Causes of Lake Effect Snowstorms

Weather is caused by large temperature differences between the land and water. (Learn more about the Great Lakes as a heat sink and heat source in the Keeping it Temperate lesson)

During the unstable season on the Great Lakes, the temperatures can change quickly over the land. Here is an overview of how that can happen:

  • Mid-August to March: The average temperature of the land is colder than the average temperature of water.
  • Mid-November to mid-January: This time of year sees the largest temperature differences between land and water.
  • Those temperature differences may average:
    • Northern lakes: 30 degrees Fahrenheit (F) (-1 degrees Celsius).
    • Southern lakes: More than 15 degrees F (-9 degrees C).

Arctic air, brought down across the lakes by northerly winds can drive temperature differences as wide as 50 degrees F (10 degrees C) in the north and 40 degrees F (4 degrees C) in the south.
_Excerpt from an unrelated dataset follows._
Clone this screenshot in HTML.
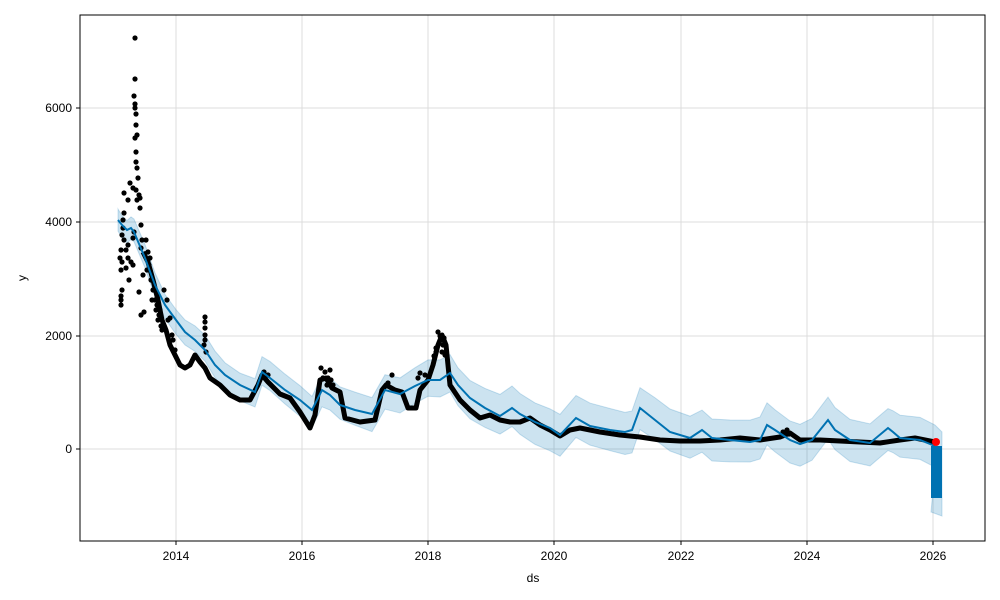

These temperature differences between the land and water are the source of what we call weather. Arctic air, necessary for lake effect snow, usually comes after a deep low-pressure center has passed through or near the Great Lakes region. As the low pressure center moves through, it opens the way for cold air to rush southward. Cold air usually moves through in the form of a high-pressure area behind a cold front. Snowfall regularly occurs in conjunction with a rising barometer.

Steps to Lake Effect Snow

  • Cold air streams across the warm lakes. Air warms and becomes more humid.
  • As the air warms, it becomes less dense and rises.
  • As air rises, it cools.
  • Cooler, moist air may form clouds and cause precipitation.
  • After the air has moved some distance over the lake, convection and turbulent exchange have transported the moisture aloft to form clouds. Snow may fall.
  • Once over land, moisture in the air condenses into snow. Snow created in this way is called lake effect snow.
  • As the warmed air reaches the shoreline, additional lifting may occur as the air begins to “pile up.” Air moves more slowly over land than over water, due to increased friction.
  • Hills and high lands on down-wind lake shores force air upward. Air cools further, encouraging cloud formation and greater snowfall.

As the cold air streams across the warm lakes, it is warmed and becomes more humid. As the air warms, it becomes less dense and tends to rise cooling (as it rises). Whenever moist air rises, as previously noted, clouds may form and precipitation may result. Fog results from the intense evaporation or transfer of moisture from the warm water to much colder air when the cold air initially makes contact with warm water. After the air passes from some distance over the lake, convection and turbulent exchange have transported the acquired moisture aloft to form clouds and snowfall may occur.

Additional Factors

Large urban areas along the shores of the Great Lakes may, at times, play a role in creating or intensifying downwind, lake effect snowstorms through the additional heat and ice-forming particles they supply.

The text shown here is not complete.